In 1835 he entered the Royal Navy and served as a midshipman on the coast of Brazil in the suppression of the slave trade, displaying much gallantry in the operations. In 1842 he passed his examinations at Dartmouth Naval College. In 1855 he took part, as captain of  in the Baltic Expedition, and was actively engaged at Bomarsund and Åbo.As a reward he was promoted to the rank of commander.

In 1862 he retired from the navy with the rank of Captain but his love of adventure led him, during the American Civil War, to take the command of a blockade runner. He had the good fortune to run the blockade eighteen times, conveying war material to Charleston and returning with a cargo of cotton.

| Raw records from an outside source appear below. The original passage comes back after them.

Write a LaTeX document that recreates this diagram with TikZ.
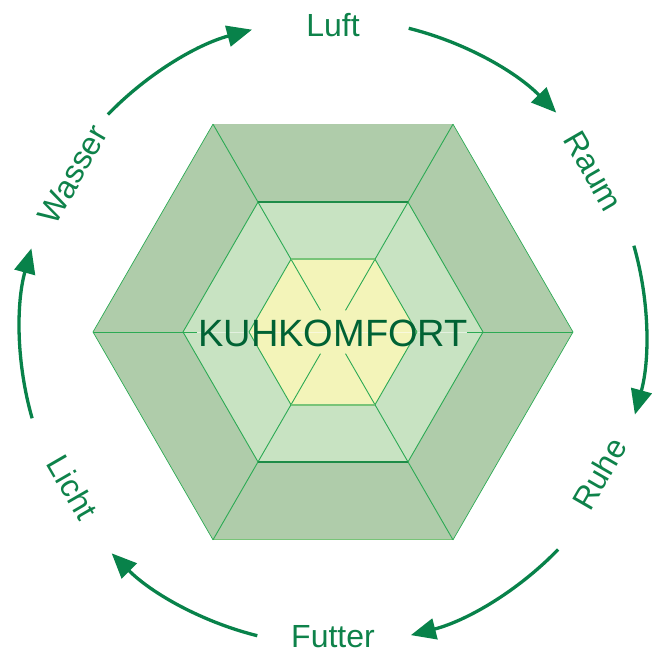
\documentclass[tikz,border=0pt]{standalone}
\usepackage{fontspec}
\setmainfont{Liberation Sans}
\usetikzlibrary{arrows.meta}
\definecolor{bandA}{RGB}{175,204,170}
\definecolor{bandB}{RGB}{200,227,194}
\definecolor{bandC}{RGB}{243,244,185}
\definecolor{spoke}{RGB}{44,170,84}
\definecolor{midedge}{RGB}{30,140,72}
\definecolor{inedge}{RGB}{120,196,120}
\definecolor{lbl}{RGB}{14,130,74}
\definecolor{ttl}{RGB}{0,98,52}
\definecolor{arr}{RGB}{8,130,74}
\tikzset{
  lab/.style={text=lbl, font=\fontsize{32}{38}\selectfont, inner sep=0pt, anchor=center},
  cyc/.style={draw=arr, line width=3.3pt, -{Triangle[length=25pt,width=21pt]}},
  spk/.style={draw=spoke, line width=0.9pt},
}
\begin{document}
\begin{tikzpicture}[x=1pt,y=1pt]
\useasboundingbox (-333,-323) rectangle (319,332);
% bands
\fill[bandA] (0:240) -- (60:240) -- (120:240) -- (180:240) -- (240:240) -- (300:240) -- cycle;
\fill[bandB] (0:150) -- (60:150) -- (120:150) -- (180:150) -- (240:150) -- (300:150) -- cycle;
\fill[bandC] (0:84) -- (60:84) -- (120:84) -- (180:84) -- (240:84) -- (300:84) -- cycle;
% outer outline
\draw[spk, line width=0.7pt] (0:240) -- (60:240) (120:240) -- (180:240) -- (240:240) (300:240) -- (0:240);
\draw[draw=inedge, line width=0.9pt] (240:240) -- (300:240);
% spokes
\foreach \a in {60,120,240,300} {
  \draw[spk] (\a:240) -- (\a:150);
  \draw[spk] (\a:150) -- (\a:84);
  \draw[spk] (\a:84) -- (\a:25);
}
\draw[spk] (180:240) -- (180:136);
\draw[spk] (0:240) -- (0:134);
\draw[white, opacity=0.5, line width=0.8pt] (180:136) -- (0:134);
% middle hexagon edges
\draw[midedge, line width=1.4pt] (60:150) -- (120:150) (240:150) -- (300:150);
\draw[spk] (0:150) -- (60:150) (120:150) -- (180:150) -- (240:150) (300:150) -- (0:150);
% inner hexagon edges
\draw[inedge, line width=1.6pt] (60:84) -- (120:84) (240:84) -- (300:84);
\draw[spk] (0:84) -- (60:84) (120:84) -- (180:84) -- (240:84) (300:84) -- (0:84);
% title
\node[text=ttl, font=\fontsize{38}{44}\selectfont, inner sep=0pt] (kk) at (0,-1) {KUHKOMFORT};
% labels
\node[lab] (luft) at (90:307) {Luft};
\node[lab, rotate=-60] (raum) at (31.7:306) {Raum};
\node[lab, rotate=60] (ruhe) at (-28:302) {Ruhe};
\node[lab] (futter) at (-90:305) {Futter};
\node[lab, rotate=-60] (licht) at (-149.2:303) {Licht};
\node[lab, rotate=60] (wasser) at (148.8:304) {Wasser};
% cycle arrows
\coordinate (s1) at (136:313);
\coordinate (s2) at (76:313);
\coordinate (s3) at (16:313);
\coordinate (s4) at (-44:313);
\coordinate (s5) at (-104:313);
\coordinate (s6) at (196:313);
\draw[cyc] (s1) arc[start angle=136, end angle=105, radius=313];
\draw[cyc] (s2) arc[start angle=76, end angle=44.5, radius=313];
\draw[cyc] (s3) arc[start angle=16, end angle=-15.3, radius=313];
\draw[cyc] (s4) arc[start angle=-44, end angle=-75.6, radius=313];
\draw[cyc] (s5) arc[start angle=-104, end angle=-135, radius=313];
\draw[cyc] (s6) arc[start angle=196, end angle=164.5, radius=313];
\end{tikzpicture}
\end{document}
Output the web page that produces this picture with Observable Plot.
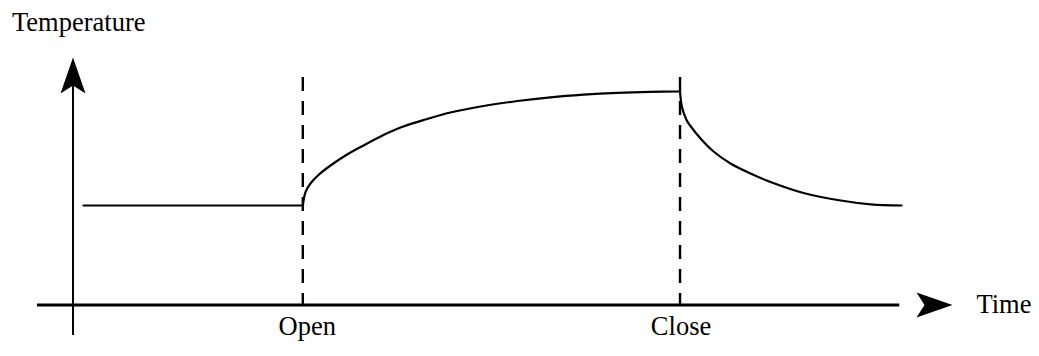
<!DOCTYPE html>
<html>
<head>
<meta charset="utf-8">
<script src="https://cdn.jsdelivr.net/npm/d3@7"></script>
<script src="https://cdn.jsdelivr.net/npm/@observablehq/plot@0.6"></script>
<style>
  html, body { margin: 0; padding: 0; background: #fff; }
  #chart svg { display: block; }
</style>
</head>
<body>
<div id="chart"></div>
<script>
// ---- data (schematic units: time 0..100, temperature 0..100) ----
const axisLabels = ["Time", "Temperature"];
const eventLabels = ["Open", "Close"];
const eventTimes = [26.13, 69.02];

const beforeTime = [1.19, 26.13];
const beforeTemp = [40.2, 40.2];

const openTime = [26.13, 26.44, 27.00, 27.91, 29.28, 30.98, 32.92, 35.30, 37.24, 40.08, 42.92, 46.67, 50.54, 54.29, 58.04, 61.91, 65.66, 69.02];
const openTemp = [40.20, 45.66, 49.09, 52.53, 56.36, 60.40, 64.24, 68.69, 71.72, 74.95, 77.78, 80.40, 82.42, 83.92, 84.97, 85.70, 86.10, 86.26];

const closeTime = [69.02, 69.24, 69.76, 70.21, 71.35, 72.83, 74.76, 77.03, 79.31, 83.06, 86.92, 90.68, 94.20];
const closeTemp = [86.26, 80.00, 74.75, 72.32, 67.27, 62.02, 57.17, 53.13, 49.70, 45.25, 42.42, 40.69, 40.20];

const xMin = -4.04, xMax = 100;
const yMin = -12.3, yMax = 100;
const dashTop = 91.92;

// ---- build table ----
const curve = [];
beforeTime.forEach((t, i) => curve.push({t, temp: beforeTemp[i], seg: "before"}));
openTime.forEach((t, i) => curve.push({t, temp: openTemp[i], seg: "open"}));
closeTime.forEach((t, i) => curve.push({t, temp: closeTemp[i], seg: "close"}));

const arrowHead = {
  draw(ctx) {
    ctx.moveTo(0, 0);
    ctx.lineTo(12.5, 36);
    ctx.lineTo(0, 28);
    ctx.lineTo(-12.5, 36);
    ctx.closePath();
  }
};
const tips = [
  {x: 0, y: yMax, rot: 0},
  {x: xMax, y: 0, rot: 90}
];

const font = "'Liberation Serif', 'Times New Roman', serif";

const chart = Plot.plot({
  width: 1039,
  height: 356,
  margin: 0,
  style: {fontFamily: font, background: "white", color: "black"},
  x: {domain: [0, 100], range: [72.5, 952], axis: null},
  y: {domain: [0, 100], range: [304.5, 57], axis: null},
  marks: [
    // axes
    Plot.ruleX([0], {y1: yMin, y2: yMax - 6, stroke: "black", strokeWidth: 2}),
    Plot.ruleY([0], {x1: xMin, x2: xMax - 6, stroke: "black", strokeWidth: 3}),
    Plot.dot(tips, {x: "x", y: "y", rotate: "rot", symbol: arrowHead, fill: "black", stroke: "none"}),
    // event lines
    Plot.ruleX(eventTimes, {y1: dashTop, y2: 0, stroke: "black", strokeWidth: 2.4, strokeDasharray: "14,10"}),
    // temperature curve
    Plot.line(curve, {x: "t", y: "temp", z: "seg", curve: "catmull-rom", stroke: "black", strokeWidth: 2.2}),
    // labels
    Plot.text([eventLabels[0]], {x: eventTimes[0], frameAnchor: "bottom", dy: -21.5, dx: 4.5, lineAnchor: "bottom", text: d => d, fontSize: 26.5, fill: "black"}),
    Plot.text([eventLabels[1]], {x: eventTimes[1], frameAnchor: "bottom", dy: -21.5, dx: 1, lineAnchor: "bottom", text: d => d, fontSize: 26.5, fill: "black"}),
    Plot.text([axisLabels[0]], {x: xMax, y: 0, dx: 24, textAnchor: "start", lineAnchor: "middle", text: d => d, fontSize: 26.5, fill: "black"}),
    Plot.text([axisLabels[1]], {frameAnchor: "top-left", dx: 11.5, dy: 30, textAnchor: "start", lineAnchor: "bottom", text: d => d, fontSize: 26.5, fill: "black"})
  ]
});
document.getElementById("chart").appendChild(chart);
</script>
</body>
</html>
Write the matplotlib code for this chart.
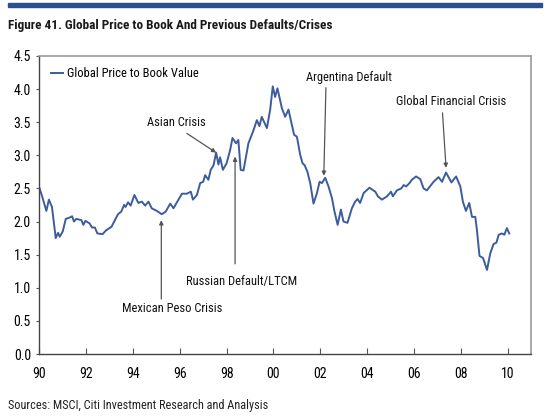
import numpy as np
import matplotlib as mplt
mplt.use('Agg')
import matplotlib.pyplot as plt

mplt.rcParams['font.family'] = ['Roboto Condensed', 'Roboto', 'DejaVu Sans']
mplt.rcParams['font.stretch'] = 'condensed'

# data (year, price to book)
years = [1990.00, 1990.12, 1990.30, 1990.41, 1990.54, 1990.70, 1990.80, 1990.87, 1991.00, 1991.13,
         1991.30, 1991.40, 1991.48, 1991.58, 1991.80, 1991.88, 1991.97, 1992.15, 1992.25, 1992.37,
         1992.48, 1992.70, 1992.86, 1993.08, 1993.36, 1993.50, 1993.62, 1993.68, 1993.79, 1993.90,
         1994.06, 1994.23, 1994.38, 1994.52, 1994.66, 1994.80, 1995.02, 1995.23, 1995.40, 1995.59,
         1995.73, 1996.09, 1996.30, 1996.47, 1996.56, 1996.73, 1996.87, 1997.00, 1997.08, 1997.22,
         1997.32, 1997.44, 1997.55, 1997.65, 1997.72, 1997.84, 1998.00, 1998.15, 1998.25, 1998.40,
         1998.50, 1998.60, 1998.72, 1998.93, 1999.15, 1999.29, 1999.40, 1999.50, 1999.72, 1999.86,
         1999.97, 2000.07, 2000.17, 2000.36, 2000.50, 2000.64, 2000.74, 2000.88, 2001.00, 2001.14,
         2001.24, 2001.33, 2001.45, 2001.57, 2001.71, 2001.85, 2001.97, 2002.07, 2002.21, 2002.35,
         2002.50, 2002.60, 2002.74, 2002.88, 2002.99, 2003.16, 2003.35, 2003.49, 2003.59, 2003.70,
         2003.85, 2004.10, 2004.35, 2004.46, 2004.63, 2004.85, 2005.02, 2005.10, 2005.27, 2005.46,
         2005.56, 2005.67, 2005.81, 2005.91, 2006.09, 2006.27, 2006.41, 2006.55, 2006.84, 2007.05,
         2007.20, 2007.37, 2007.60, 2007.80, 2007.98, 2008.09, 2008.22, 2008.36, 2008.48, 2008.62,
         2008.69, 2008.80, 2008.95, 2009.12, 2009.26, 2009.40, 2009.52, 2009.62, 2009.76, 2009.86,
         2009.97, 2010.07]
ptb = [2.51, 2.38, 2.16, 2.33, 2.22, 1.75, 1.83, 1.77, 1.85, 2.04,
       2.06, 2.08, 2.00, 2.04, 2.02, 1.95, 2.01, 1.97, 1.91, 1.91,
       1.82, 1.81, 1.87, 1.92, 2.11, 2.15, 2.25, 2.22, 2.29, 2.24,
       2.40, 2.28, 2.30, 2.24, 2.30, 2.20, 2.16, 2.11, 2.15, 2.27,
       2.20, 2.42, 2.42, 2.45, 2.33, 2.40, 2.58, 2.60, 2.70, 2.63,
       2.78, 2.85, 3.04, 2.86, 2.97, 2.78, 2.88, 3.08, 3.26, 3.18,
       3.23, 2.78, 2.77, 3.18, 3.38, 3.53, 3.44, 3.58, 3.41, 3.69,
       4.04, 3.88, 4.01, 3.71, 3.58, 3.69, 3.53, 3.31, 3.28, 3.01,
       2.88, 2.85, 2.75, 2.58, 2.27, 2.42, 2.60, 2.58, 2.66, 2.53,
       2.35, 2.16, 1.95, 2.18, 2.00, 1.98, 2.20, 2.30, 2.34, 2.28,
       2.43, 2.51, 2.45, 2.38, 2.33, 2.38, 2.45, 2.38, 2.47, 2.50,
       2.55, 2.53, 2.58, 2.63, 2.68, 2.64, 2.50, 2.47, 2.60, 2.67,
       2.60, 2.74, 2.59, 2.68, 2.53, 2.30, 2.16, 2.28, 2.07, 2.07,
       1.87, 1.48, 1.45, 1.27, 1.52, 1.66, 1.68, 1.80, 1.82, 1.80,
       1.90, 1.82]

xticks = [1990, 1992, 1994, 1996, 1998, 2000, 2002, 2004, 2006, 2008, 2010]
xticklabels = ['90', '92', '94', '96', '98', '00', '02', '04', '06', '08', '10']
yticks = [0.0, 0.5, 1.0, 1.5, 2.0, 2.5, 3.0, 3.5, 4.0, 4.5]

# events: label, point on line, arrow tail, text position
events = [
    ('Asian Crisis', (1997.55, 3.04), (1996.3, 3.33), (1995.84, 3.49)),
    ('Mexican Peso Crisis', (1995.21, 2.02), (1995.21, 0.83), (1995.67, 0.68)),
    ('Russian Default/LTCM', (1998.36, 2.98), (1998.36, 1.36), (1998.62, 1.10)),
    ('Argentina Default', (2002.15, 2.69), (2002.24, 4.02), (2003.24, 4.17)),
    ('Global Financial Crisis', (2007.37, 2.81), (2007.22, 3.64), (2007.60, 3.81)),
]

fig = plt.figure(figsize=(5.5, 4.17), dpi=100)

# top rule and title
fig.patches.append(plt.Rectangle((0.015, 0.983), 0.97, 0.009, transform=fig.transFigure,
                                 color='#2d4f8e', zorder=5))
fig.text(0.015, 0.938, 'Figure 41. Global Price to Book And Previous Defaults/Crises',
         fontsize=9.5, fontweight='bold', va='center', ha='left', color='#1a1a1a')
fig.text(0.015, 0.027, 'Sources: MSCI, Citi Investment Research and Analysis',
         fontsize=8.8, va='center', ha='left', color='#222222')

ax = fig.add_axes([0.0715, 0.151, 0.894, 0.715])
line, = ax.plot(years, ptb, color='#3d5c9e', lw=1.4, label='Global Price to Book Value')

ax.set_xlim(1990, 2011)
ax.set_ylim(0, 4.5)
ax.set_xticks(xticks)
ax.set_xticklabels(xticklabels)
ax.set_yticks(yticks)
ax.set_yticklabels(['%.1f' % y for y in yticks])
ax.tick_params(axis='x', direction='in', length=4, labelsize=10, pad=9, color='#555555')
ax.tick_params(axis='y', direction='out', length=2, labelsize=10, pad=4, color='#555555')

# frame
for side in ['top', 'right']:
    ax.spines[side].set_color('#999999')
    ax.spines[side].set_linewidth(1.2)
for side in ['left', 'bottom']:
    ax.spines[side].set_color('#444444')
    ax.spines[side].set_linewidth(1.0)

ax.legend(loc='upper left', frameon=False, fontsize=9, handlelength=1.0,
          handletextpad=0.35, borderaxespad=0.5)

# annotations
for label, pt, tail, txt in events:
    ax.annotate('', xy=pt, xytext=tail,
                arrowprops=dict(arrowstyle='-|>', color='#555555', lw=0.9,
                                mutation_scale=6, shrinkA=0, shrinkB=0))
    ax.text(txt[0], txt[1], label, fontsize=9, ha='center', va='center', color='#111111')

fig.savefig('out.png', dpi=100)
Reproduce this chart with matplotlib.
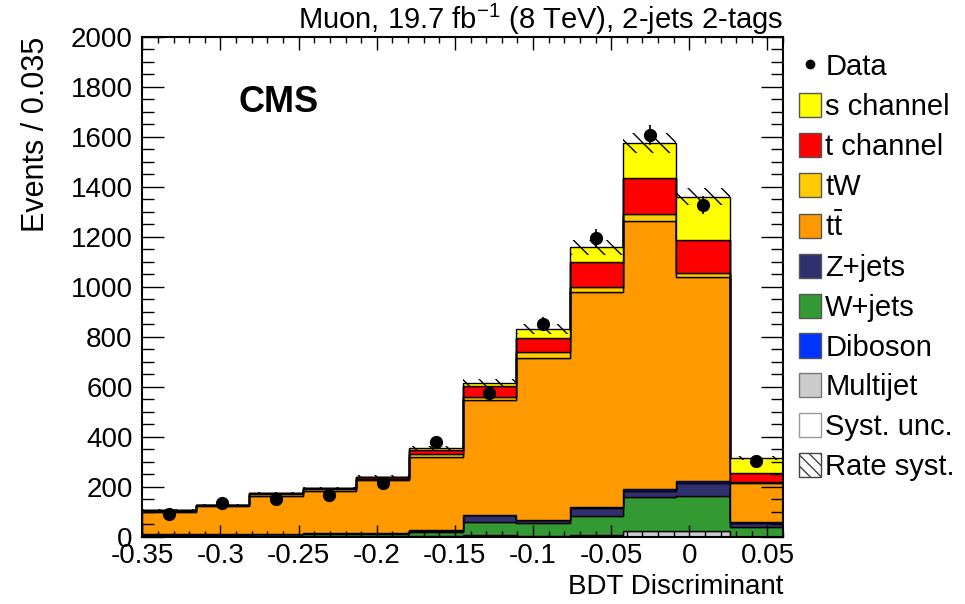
import numpy as np
import matplotlib
matplotlib.use("Agg")
import matplotlib.pyplot as plt
from matplotlib.patches import Patch
from matplotlib.lines import Line2D
from matplotlib.ticker import MultipleLocator

plt.rcParams['font.family'] = ['Liberation Sans', 'DejaVu Sans']
plt.rcParams['mathtext.fontset'] = 'custom'
plt.rcParams['mathtext.rm'] = 'Liberation Sans'
plt.rcParams['mathtext.it'] = 'Liberation Sans:italic'
plt.rcParams['hatch.linewidth'] = 1.0

# binning of the BDT discriminant
x_lo, x_hi, n_bins = -0.35, 0.06, 12

# expected events per bin
multijet = [1, 1, 1, 1, 1, 2, 8, 2, 6, 25, 25, 1]
wjets = [8, 8, 9, 10, 10, 18, 50, 54, 79, 134, 140, 38]
zjets = [2, 2, 2, 3, 3, 5, 28, 12, 32, 26, 50, 18]
diboson = [0, 0, 0, 0, 0, 1, 2, 1, 2, 6, 9, 1]
ttbar = [89, 111, 152, 171, 212, 294, 460, 647, 861, 1073, 816, 158]
tw = [4, 4, 6, 5, 6, 10, 12, 24, 20, 28, 16, 4]
tchan = [3, 2, 4, 4, 6, 16, 44, 56, 100, 144, 132, 36]
schan = [1, 1, 2, 2, 2, 8, 12, 36, 58, 140, 172, 60]

# rate systematic (half width of the hatched band)
rate_syst = [3, 3, 4, 5, 6, 9, 15, 21, 29, 39, 34, 8]

# observed data
data = [92, 136, 152, 168, 216, 380, 576, 852, 1196, 1608, 1328, 304]
data_err = [10, 12, 12, 13, 15, 19, 24, 29, 35, 40, 36, 17]

xtick_vals = [-0.35, -0.3, -0.25, -0.2, -0.15, -0.1, -0.05, 0, 0.05]
xtick_labels = ['-0.35', '-0.3', '-0.25', '-0.2', '-0.15', '-0.1', '-0.05', '0', '0.05']
ytick_vals = [0, 200, 400, 600, 800, 1000, 1200, 1400, 1600, 1800, 2000]

edges = np.linspace(x_lo, x_hi, n_bins + 1)
centers = 0.5 * (edges[:-1] + edges[1:])

fig = plt.figure(figsize=(9.65, 6.04), dpi=100)
ax = fig.add_axes([0.1475, 0.111, 0.664, 0.828])

# stack, bottom to top
stack = [
    (multijet, '#cccccc'),
    (wjets, '#339933'),
    (zjets, '#30306e'),
    (diboson, '#0033ff'),
    (ttbar, '#ff9900'),
    (tw, '#ffcc00'),
    (tchan, '#ff0000'),
    (schan, '#ffff00'),
]
base = np.zeros(n_bins)
for vals, col in stack:
    top = base + np.array(vals)
    ax.stairs(top, edges, baseline=base, fill=True, facecolor=col,
              edgecolor='black', linewidth=1.0)
    base = top

# rate systematic band
rs = np.array(rate_syst)
ax.stairs(base + rs, edges, baseline=base - rs, fill=True, facecolor='none',
          edgecolor='black', hatch='\\\\', linewidth=0)

ax.errorbar(centers, data, yerr=data_err, fmt='o', color='black', ms=8.5,
            elinewidth=1.2, capsize=0, zorder=5)

ax.set_xlim(x_lo, x_hi)
ax.set_ylim(0, 2000)
ax.set_xticks(xtick_vals)
ax.set_xticklabels(xtick_labels)
ax.set_yticks(ytick_vals)
ax.xaxis.set_minor_locator(MultipleLocator(0.01))
ax.yaxis.set_minor_locator(MultipleLocator(50))
ax.tick_params(axis='both', which='both', direction='in', top=True, right=True,
               width=1.0, labelsize=20)
ax.tick_params(axis='x', which='major', length=9, pad=4)
ax.tick_params(axis='x', which='minor', length=4.5)
ax.tick_params(axis='y', which='major', length=16, pad=7)
ax.tick_params(axis='y', which='minor', length=8.4)
for sp in ax.spines.values():
    sp.set_linewidth(1.5)

ax.set_xlabel('BDT Discriminant', loc='right', fontsize=20, labelpad=4)
ax.set_ylabel('Events / 0.035', loc='top', fontsize=22, labelpad=14)
ax.set_title(r'Muon, 19.7 fb$^{-1}$ (8 TeV), 2-jets 2-tags', loc='right',
             fontsize=21, pad=6)
ax.text(0.15, 0.868, 'CMS', transform=ax.transAxes, fontsize=26,
        fontweight='bold', ha='left', va='center')

handles = [
    Line2D([], [], marker='o', color='black', ls='none', ms=6),
    Patch(facecolor='#ffff00', edgecolor='#555555'),
    Patch(facecolor='#ff0000', edgecolor='#555555'),
    Patch(facecolor='#ffcc00', edgecolor='#555555'),
    Patch(facecolor='#ff9900', edgecolor='#555555'),
    Patch(facecolor='#30306e', edgecolor='#555555'),
    Patch(facecolor='#339933', edgecolor='#555555'),
    Patch(facecolor='#0033ff', edgecolor='#555555'),
    Patch(facecolor='#cccccc', edgecolor='#777777'),
    Patch(facecolor='white', edgecolor='#999999'),
    Patch(facecolor='white', edgecolor='#444444', hatch='\\\\\\'),
]
labels = ['Data', 's channel', 't channel', 'tW', r'$\mathrm{t\bar{t}}$',
          'Z+jets', 'W+jets', 'Diboson', 'Multijet', 'Syst. unc.', 'Rate syst.']
fig.legend(handles, labels, loc='upper left', bbox_to_anchor=(0.828, 0.912),
           bbox_transform=fig.transFigure, frameon=False, fontsize=21,
           handlelength=0.75, handleheight=0.9, handletextpad=0.15,
           labelspacing=0.4, borderpad=0, borderaxespad=0)

fig.savefig('out.png', dpi=100)
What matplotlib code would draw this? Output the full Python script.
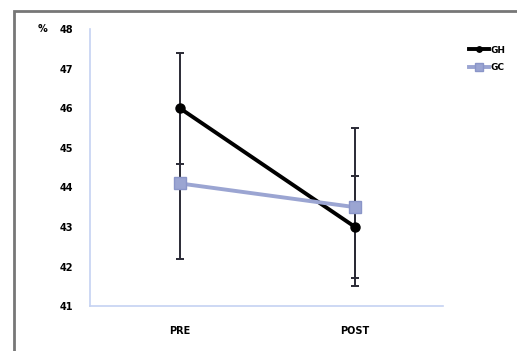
import matplotlib.pyplot as plt
from matplotlib.patches import Rectangle

# data
moments = ["PRE", "POST"]
gh_mean = [46.0, 43.0]
gh_sd = [1.4, 1.3]
gc_mean = [44.1, 43.5]
gc_sd = [1.9, 2.0]
y_ticks = [41, 42, 43, 44, 45, 46, 47, 48]

fig = plt.figure(figsize=(5.17, 3.51), dpi=100)
ax = fig.add_axes([0.174, 0.128, 0.683, 0.789])

x = list(range(len(moments)))

# error bars (dark, thin) under the lines
ax.errorbar(x, gc_mean, yerr=gc_sd, fmt="none", ecolor="#2a2a35",
            elinewidth=1.4, capsize=3, capthick=1.4, zorder=2)
ax.errorbar(x, gh_mean, yerr=gh_sd, fmt="none", ecolor="#2a2a35",
            elinewidth=1.4, capsize=3, capthick=1.4, zorder=2)

ax.plot(x, gh_mean, color="black", lw=2.8, marker="o", ms=6.5, label="GH", zorder=3)
ax.plot(x, gc_mean, color="#9ba5d2", lw=2.8, marker="s", ms=8.5,
        mec="#8a95c8", label="GC", zorder=4)

ax.set_xlim(-0.514, 1.503)
ax.set_ylim(41, 48)
ax.set_yticks(y_ticks)
ax.set_xticks(x)
ax.set_xticklabels(moments, fontsize=7, fontweight="bold")
ax.set_yticklabels([str(t) for t in y_ticks], fontsize=7, fontweight="bold")
ax.tick_params(length=0, pad=12)
ax.tick_params(axis="x", pad=14)

for s in ["top", "right"]:
    ax.spines[s].set_visible(False)
for s in ["left", "bottom"]:
    ax.spines[s].set_color("#c5d2f2")
    ax.spines[s].set_linewidth(1.2)

fig.text(0.073, 0.918, "%", fontsize=7, fontweight="bold", va="center")

leg = ax.legend(loc="upper left", bbox_to_anchor=(1.05, 0.97), frameon=False,
                fontsize=6.5, handlelength=2.2, labelspacing=0.9,
                handletextpad=0.2, markerscale=0.6)
for t in leg.get_texts():
    t.set_fontweight("bold")

# frame around the picture
fig.patches.append(Rectangle((0.027, -0.05), 1.2, 1.02, transform=fig.transFigure,
                             fill=False, edgecolor="#777777", lw=2))

fig.savefig("out.png", dpi=100)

In 1867 he became “naval adviser to the Ottoman Sultan by his  brother's recommendation.” He was immediately nominated to the command of that fleet, with the rank of "Bahriye Livasi" (rear-admiral). In this capacity he performed splendid service in helping to suppress the insurrection in Crete, and was rewarded by the Sultan with the title of Pasha (1869). In 1874 Hobart, whose name had, on representations made by Greece, been removed from the British Navy Directory, was reinstated; his restoration did not, however, last long, for on the outbreak of the Russo-Turkish war he again entered Ottoman service.

On the conclusion of peace Hobart still remained in Ottoman service, and in 1881 was appointed Mushir, or marshal, being the first Christian to hold that high office. He died at Milan on 19 June 1886 and was brought to Istanbul and buried at English Cemetery in Selimiye.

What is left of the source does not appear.